TASK DETAILS => Pictures do not belong in the copy. Return all of the entries exactly.

EXERCISE INPUTS =>

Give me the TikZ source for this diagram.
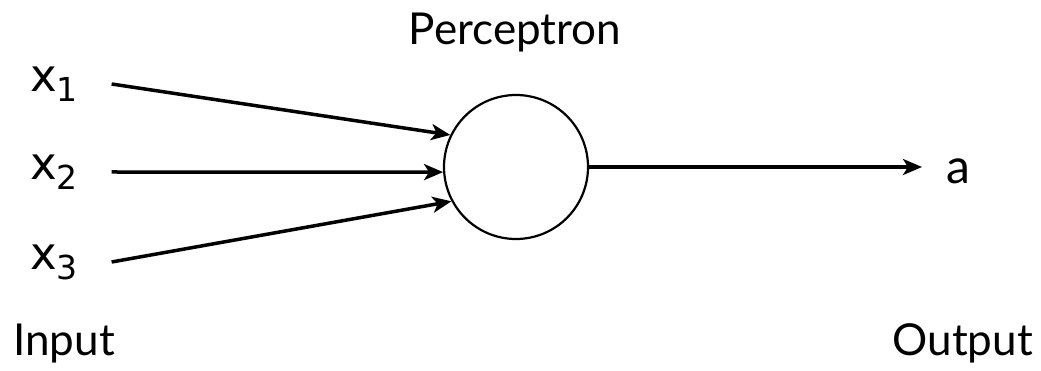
\documentclass[tikz,border=0pt]{standalone}
\usepackage{fontspec}
\setmainfont{Lato}
\newfontfamily\inpfont{DejaVu Sans}
\usetikzlibrary{arrows.meta}
\newcommand{\inlabel}[1]{{\inpfont\fontsize{45}{50}\selectfont x\raisebox{-10pt}{\fontsize{33}{36}\selectfont #1}}}
\begin{document}
\begin{tikzpicture}[x=1pt, y=-1pt, >={Stealth[length=19pt, width=16pt, inset=5pt]},
	every node/.style={font=\fontsize{44}{50}\selectfont},
	inp/.style={anchor=west, inner sep=0pt, outer xsep=34pt},
	conn/.style={->, line width=3.5pt}]
	\useasboundingbox (0,0) rectangle (1041,371);
	\node[circle, draw, line width=2.2pt, minimum size=144pt, inner sep=0pt] (neuron) at (516,167) {};
	\node[anchor=base] (title) at (515,45) {Perceptron};
	\node[inp] (x1) at (-4,84) {\inlabel{1}};
	\node[inp] (x2) at (-4,172) {\inlabel{2}};
	\node[inp] (x3) at (-4,262) {\inlabel{3}};
	\node[anchor=west, inner sep=0pt, font=\fontsize{48}{52}\selectfont] (a) at (946,171) {a};
	\node[anchor=base west, inner sep=0pt] (inlbl) at (13,355) {Input};
	\node[anchor=base east, inner sep=0pt] (outlbl) at (1033,355) {Output};
	\draw[conn] (x1.east) -- (neuron.154);
	\draw[conn] (x2.east) -- (neuron.184);
	\draw[conn] (x3.east) -- (neuron.208);
	\draw[conn, shorten >=24pt] (neuron.east) -- (neuron.east -| a.west);
\end{tikzpicture}
\end{document}
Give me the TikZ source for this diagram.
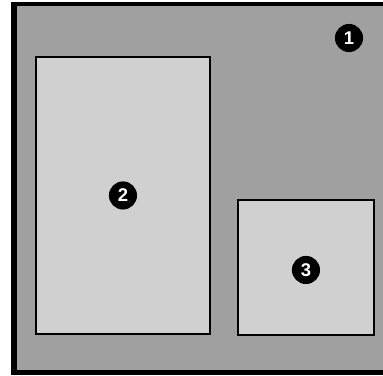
\documentclass[tikz,border=0pt]{standalone}
\usepackage{fontspec}
\setsansfont{Liberation Sans}
\usetikzlibrary{positioning}
\definecolor{frameblack}{RGB}{0,0,0}
\definecolor{basegray}{RGB}{160,160,160}
\definecolor{panelgray}{RGB}{208,208,208}
\tikzset{
    panel/.style={
        draw=frameblack,line width=1.1pt,fill=panelgray,
        inner sep=0pt,anchor=north west
    },
    badge/.style={
        circle,fill=frameblack,text=white,inner sep=0pt,
        minimum size=16pt,font=\sffamily\bfseries\fontsize{10.5}{10.5}\selectfont
    }
}
\begin{document}
\begin{tikzpicture}[x=0.02cm,y=-0.02cm]
\clip (0,0) rectangle (383,376);
\fill[white] (0,0) rectangle (383,376);

% outer frame
\fill[frameblack] (11,2) rectangle (395,375);
\fill[basegray] (17,6) rectangle (395,370);

\node[panel,minimum width=174*0.02cm,minimum height=277*0.02cm]
(left) at (35,56) {};
\node[panel,minimum width=136*0.02cm,minimum height=135*0.02cm]
(right) at (237,199) {};

\node[badge] (b1) at (349,38) {1};
\node[badge] (b2) at (left.center) {2};
\node[badge] (b3) at ([yshift=-2.5*0.02cm]right.center) {3};

\end{tikzpicture}
\end{document}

SOLUTION =>
Give me the TikZ source for this diagram.
\documentclass[tikz,border=0pt]{standalone}
\usepackage{fontspec}
\setmainfont{Lato}
\newfontfamily\inpfont{DejaVu Sans}
\usetikzlibrary{arrows.meta}
\newcommand{\inlabel}[1]{{\inpfont\fontsize{45}{50}\selectfont x\raisebox{-10pt}{\fontsize{33}{36}\selectfont #1}}}
\begin{document}
\begin{tikzpicture}[x=1pt, y=-1pt, >={Stealth[length=19pt, width=16pt, inset=5pt]},
	every node/.style={font=\fontsize{44}{50}\selectfont},
	inp/.style={anchor=west, inner sep=0pt, outer xsep=34pt},
	conn/.style={->, line width=3.5pt}]
	\useasboundingbox (0,0) rectangle (1041,371);
	\node[circle, draw, line width=2.2pt, minimum size=144pt, inner sep=0pt] (neuron) at (516,167) {};
	\node[anchor=base] (title) at (515,45) {Perceptron};
	\node[inp] (x1) at (-4,84) {\inlabel{1}};
	\node[inp] (x2) at (-4,172) {\inlabel{2}};
	\node[inp] (x3) at (-4,262) {\inlabel{3}};
	\node[anchor=west, inner sep=0pt, font=\fontsize{48}{52}\selectfont] (a) at (946,171) {a};
	\node[anchor=base west, inner sep=0pt] (inlbl) at (13,355) {Input};
	\node[anchor=base east, inner sep=0pt] (outlbl) at (1033,355) {Output};
	\draw[conn] (x1.east) -- (neuron.154);
	\draw[conn] (x2.east) -- (neuron.184);
	\draw[conn] (x3.east) -- (neuron.208);
	\draw[conn, shorten >=24pt] (neuron.east) -- (neuron.east -| a.west);
\end{tikzpicture}
\end{document}
Give me the TikZ source for this diagram.
\documentclass[tikz,border=0pt]{standalone}
\usepackage{fontspec}
\setsansfont{Liberation Sans}
\usetikzlibrary{positioning}
\definecolor{frameblack}{RGB}{0,0,0}
\definecolor{basegray}{RGB}{160,160,160}
\definecolor{panelgray}{RGB}{208,208,208}
\tikzset{
    panel/.style={
        draw=frameblack,line width=1.1pt,fill=panelgray,
        inner sep=0pt,anchor=north west
    },
    badge/.style={
        circle,fill=frameblack,text=white,inner sep=0pt,
        minimum size=16pt,font=\sffamily\bfseries\fontsize{10.5}{10.5}\selectfont
    }
}
\begin{document}
\begin{tikzpicture}[x=0.02cm,y=-0.02cm]
\clip (0,0) rectangle (383,376);
\fill[white] (0,0) rectangle (383,376);

% outer frame
\fill[frameblack] (11,2) rectangle (395,375);
\fill[basegray] (17,6) rectangle (395,370);

\node[panel,minimum width=174*0.02cm,minimum height=277*0.02cm]
(left) at (35,56) {};
\node[panel,minimum width=136*0.02cm,minimum height=135*0.02cm]
(right) at (237,199) {};

\node[badge] (b1) at (349,38) {1};
\node[badge] (b2) at (left.center) {2};
\node[badge] (b3) at ([yshift=-2.5*0.02cm]right.center) {3};

\end{tikzpicture}
\end{document}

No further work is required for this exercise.